Hello Shankar,
It's great to know you're looking forward to participating in GSoC 2017!
For the HTTP/1.1 downloader project, I suggest that you get familiar with how scrapy uses Twised in [1]
Scrapy uses Twisted Agent [2] and customizes it to handle proxies with the CONNECT method, TLS connections without verifying peer certificates or using a specific TLS method, etc.
Note that some of the description for the project [3] is not up-to-date as I re-read it.
Especially, scrapy does not ship with Twisted code anymore in scrapy.xlib.tx
Also, you can check the open issues around HTTP in GitHub.
For example, there's an old ticket about handling responses without a reason phrase [4]
Here is a recent Pull Request to Twisted [5] by one of the contributors to Scrapy, namely Rolango, to be able to customize the HTTP client parser.
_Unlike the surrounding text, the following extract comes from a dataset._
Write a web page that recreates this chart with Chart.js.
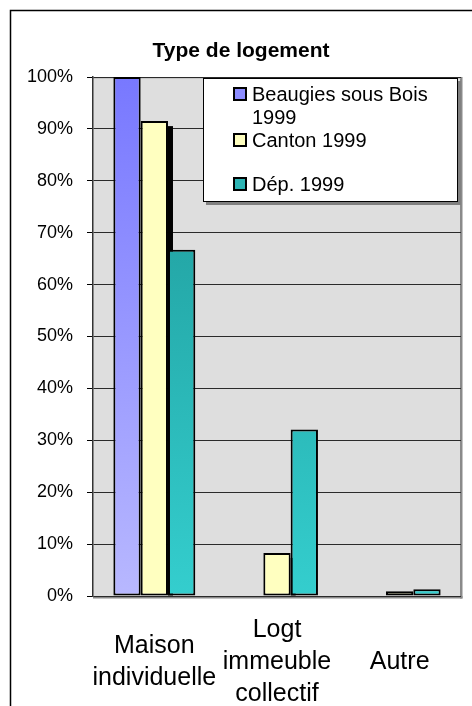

This could be a pre-requisite for the GSoC project.
I would also say that Scrapy HTTP/1.1 download handler needs more thorough tests, with all the various good and bad practices from web servers, especially for HTTP proxies and TLS connections.
Just to name a few:
- servers that never respond
- servers that send less bytes than advertized [6]
- servers can be very slow, or throttling a lot
Some of these tests are already implemented, some of them are less robust or incomplete (see [7])
Finally, as bonus points, it would be great to see how far Scrapy is from supporting an HTTP 2 client (see [8])
Hope this helps,
Paul.